■ **DATA EXTRACT**:
━━━━━━━━━━━━━━━━━━━━━━━━━━━━━━

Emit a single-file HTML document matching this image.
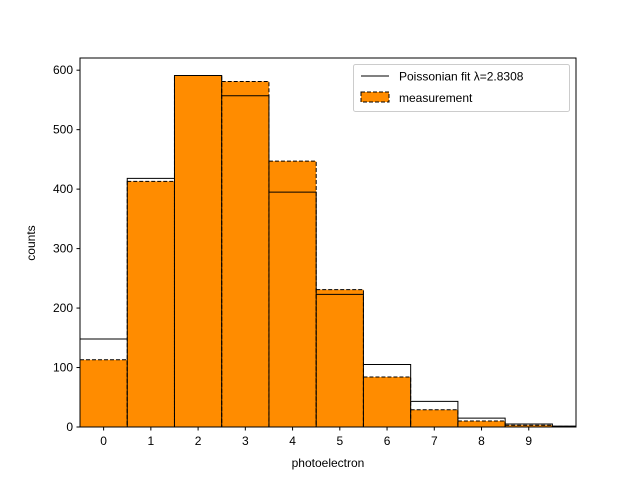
<!DOCTYPE html>
<html><head><meta charset="utf-8"><style>
body{margin:0;background:#fff}
svg{display:block;font-family:"Liberation Sans","DejaVu Sans",sans-serif}
</style></head><body>
<svg id="chart" width="640" height="480">
<defs><clipPath id="plotclip"><rect x="80" y="58" width="496" height="369"/></clipPath></defs>
<g id="plot" clip-path="url(#plotclip)"></g>
</svg>
<script>
const categories=[0,1,2,3,4,5,6,7,8,9,10];
const measurement=[113,413,591,581,447,231,84,29,10,3,1];
const poissonFit=[148,418,591,557,395,223,105,43,15,5,1.5];
const yTicks=[0,100,200,300,400,500,600];
const xTicks=[0,1,2,3,4,5,6,7,8,9];
const NS="http://www.w3.org/2000/svg";
const svg=document.getElementById('chart');
const plot=document.getElementById('plot');
const L=80,R=576,T=58,B=427;
const xMin=-0.5,xMax=10,yMax=620.5;
const xs=v=>L+(v-xMin)/(xMax-xMin)*(R-L);
const ys=v=>B-v/yMax*(B-T);
function mk(t,a,p){const e=document.createElementNS(NS,t);for(const k in a)e.setAttribute(k,a[k]);(p||svg).appendChild(e);return e;}
categories.forEach((c,i)=>{
 const r=mk('rect',{x:xs(c-0.5),y:ys(measurement[i]),width:xs(c+0.5)-xs(c-0.5),height:B-ys(measurement[i]),fill:'#ff8c00',stroke:'#000','stroke-width':1,'stroke-dasharray':'4,2'},plot);
 
 
});
let d='M'+xs(categories[0]-0.5)+','+B;
categories.forEach((c,i)=>{d+=' L'+xs(c-0.5)+','+ys(poissonFit[i])+' L'+xs(c+0.5)+','+ys(poissonFit[i]);});
d+=' L'+xs(categories[categories.length-1]+0.5)+','+B;
categories.forEach((c,i)=>{if(i>0)d+=' M'+xs(c-0.5)+','+B+' L'+xs(c-0.5)+','+ys(Math.min(poissonFit[i],poissonFit[i-1]));});
const fit=mk('path',{d:d,fill:'none',stroke:'#000','stroke-width':1},plot);


const fr=mk('rect',{x:L,y:T,width:R-L,height:B-T,fill:'none',stroke:'#000','stroke-width':1});


yTicks.forEach(v=>{
 mk('line',{x1:L-3.5,x2:L,y1:ys(v),y2:ys(v),stroke:'#000'});
 const t=mk('text',{x:L-7,y:ys(v)+4,'text-anchor':'end','font-size':12});t.textContent=v;
 
 
});
xTicks.forEach(v=>{
 mk('line',{x1:xs(v),x2:xs(v),y1:B,y2:B+3.5,stroke:'#000'});
 const t=mk('text',{x:xs(v),y:B+18,'text-anchor':'middle','font-size':12});t.textContent=v;
 
 
});
</script>
<svg style="position:absolute;left:0;top:0" width="640" height="480">
<text x="328" y="467" text-anchor="middle" font-size="12" style="font-family:'Liberation Sans','DejaVu Sans',sans-serif">photoelectron</text>
<text x="35" y="243" text-anchor="middle" font-size="12" transform="rotate(-90 35 243)" style="font-family:'Liberation Sans','DejaVu Sans',sans-serif">counts</text>
<g>
<rect x="353.5" y="64.5" width="216" height="47" rx="2" fill="#fff" fill-opacity="0.8" stroke="#ccc"/>
<line x1="361" x2="389" y1="76" y2="76" stroke="#000"/>
<text x="399" y="80.5" font-size="12" style="font-family:'Liberation Sans','DejaVu Sans',sans-serif">Poissonian fit λ=2.8308</text>
<rect x="361" y="92" width="28" height="10" fill="#ff8c00" stroke="#000" stroke-dasharray="4,2"/>
<text x="399" y="102" font-size="12" style="font-family:'Liberation Sans','DejaVu Sans',sans-serif">measurement</text>
</g>
</svg>
</body></html>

━━━━━━━━━━━━━━━━━━━━━━━━━━━━━━

■ **STATED GOAL**: Write out the full set of lines verbatim, without the pictures.

■ **FINISHED EXERCISE**:
Emit a single-file HTML document matching this image.
<!DOCTYPE html>
<html><head><meta charset="utf-8"><style>
body{margin:0;background:#fff}
svg{display:block;font-family:"Liberation Sans","DejaVu Sans",sans-serif}
</style></head><body>
<svg id="chart" width="640" height="480">
<defs><clipPath id="plotclip"><rect x="80" y="58" width="496" height="369"/></clipPath></defs>
<g id="plot" clip-path="url(#plotclip)"></g>
</svg>
<script>
const categories=[0,1,2,3,4,5,6,7,8,9,10];
const measurement=[113,413,591,581,447,231,84,29,10,3,1];
const poissonFit=[148,418,591,557,395,223,105,43,15,5,1.5];
const yTicks=[0,100,200,300,400,500,600];
const xTicks=[0,1,2,3,4,5,6,7,8,9];
const NS="http://www.w3.org/2000/svg";
const svg=document.getElementById('chart');
const plot=document.getElementById('plot');
const L=80,R=576,T=58,B=427;
const xMin=-0.5,xMax=10,yMax=620.5;
const xs=v=>L+(v-xMin)/(xMax-xMin)*(R-L);
const ys=v=>B-v/yMax*(B-T);
function mk(t,a,p){const e=document.createElementNS(NS,t);for(const k in a)e.setAttribute(k,a[k]);(p||svg).appendChild(e);return e;}
categories.forEach((c,i)=>{
 const r=mk('rect',{x:xs(c-0.5),y:ys(measurement[i]),width:xs(c+0.5)-xs(c-0.5),height:B-ys(measurement[i]),fill:'#ff8c00',stroke:'#000','stroke-width':1,'stroke-dasharray':'4,2'},plot);
 
 
});
let d='M'+xs(categories[0]-0.5)+','+B;
categories.forEach((c,i)=>{d+=' L'+xs(c-0.5)+','+ys(poissonFit[i])+' L'+xs(c+0.5)+','+ys(poissonFit[i]);});
d+=' L'+xs(categories[categories.length-1]+0.5)+','+B;
categories.forEach((c,i)=>{if(i>0)d+=' M'+xs(c-0.5)+','+B+' L'+xs(c-0.5)+','+ys(Math.min(poissonFit[i],poissonFit[i-1]));});
const fit=mk('path',{d:d,fill:'none',stroke:'#000','stroke-width':1},plot);


const fr=mk('rect',{x:L,y:T,width:R-L,height:B-T,fill:'none',stroke:'#000','stroke-width':1});


yTicks.forEach(v=>{
 mk('line',{x1:L-3.5,x2:L,y1:ys(v),y2:ys(v),stroke:'#000'});
 const t=mk('text',{x:L-7,y:ys(v)+4,'text-anchor':'end','font-size':12});t.textContent=v;
 
 
});
xTicks.forEach(v=>{
 mk('line',{x1:xs(v),x2:xs(v),y1:B,y2:B+3.5,stroke:'#000'});
 const t=mk('text',{x:xs(v),y:B+18,'text-anchor':'middle','font-size':12});t.textContent=v;
 
 
});
</script>
<svg style="position:absolute;left:0;top:0" width="640" height="480">
<text x="328" y="467" text-anchor="middle" font-size="12" style="font-family:'Liberation Sans','DejaVu Sans',sans-serif">photoelectron</text>
<text x="35" y="243" text-anchor="middle" font-size="12" transform="rotate(-90 35 243)" style="font-family:'Liberation Sans','DejaVu Sans',sans-serif">counts</text>
<g>
<rect x="353.5" y="64.5" width="216" height="47" rx="2" fill="#fff" fill-opacity="0.8" stroke="#ccc"/>
<line x1="361" x2="389" y1="76" y2="76" stroke="#000"/>
<text x="399" y="80.5" font-size="12" style="font-family:'Liberation Sans','DejaVu Sans',sans-serif">Poissonian fit λ=2.8308</text>
<rect x="361" y="92" width="28" height="10" fill="#ff8c00" stroke="#000" stroke-dasharray="4,2"/>
<text x="399" y="102" font-size="12" style="font-family:'Liberation Sans','DejaVu Sans',sans-serif">measurement</text>
</g>
</svg>
</body></html>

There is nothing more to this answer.